Significant hardware improvements over the last few years have led the way for the development of extremely complicated applications. In order to create these new sophisticated software systems, which consist of complex objects related by complex relationships, software engineers and developers must rely on logic that is scalable, solid, and reusable (Cáceres, 2002). To fill this need object-oriented programming has emerged as the principal methodology for building systems that meet these requirements. By implementing object-oriented design and programming, large-scale systems are made easier to understand, simpler to debug, and faster to update.
In order to support the object-oriented paradigm that these new applications rely on, Oracle, beginning with Oracle 8 Universal Data Server, started implementing object-oriented principals within the database management system (Oracle, 1997a, p. 2). While implementing objected-oriented functionality, Oracle kept its traditional relational framework as well, thus making it Oracle’s first hybrid database server. This type of database is know as an object-relational database and it contains both relational and object technologies (Hanson, 2002, p. 1).
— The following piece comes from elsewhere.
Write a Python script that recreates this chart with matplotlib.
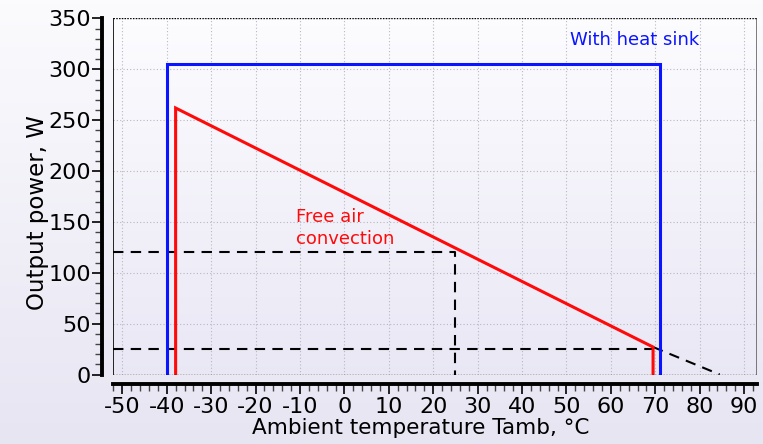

These object-oriented features are expected to help developers in many different ways. Donald Burleson describes the impact these new object-oriented additions are going to have in a recent article published by TechRepublic,
These additions are anything but mundane. They are going to change the way databases are designed, implemented, and used in ways that Oracle developers have not been able to imagine (Burleson, 2001, p. 1).
According to Oracle, two of the major object-oriented support goals that where realized in the development in the object-relational databases were as follows:
• Provide the ability for users to model business objects in the database by
allowing users to define and use user-defined types.
• Provide infrastructure to support object-based access to object data in
the database while closely matching the data model being used in applications
(Oracle, 1997a, p. 2).
Oracle object types are user-defined data types that allow the modeling of complicated real-world entities into a structure that treats each entity as a single atomic unit in the database.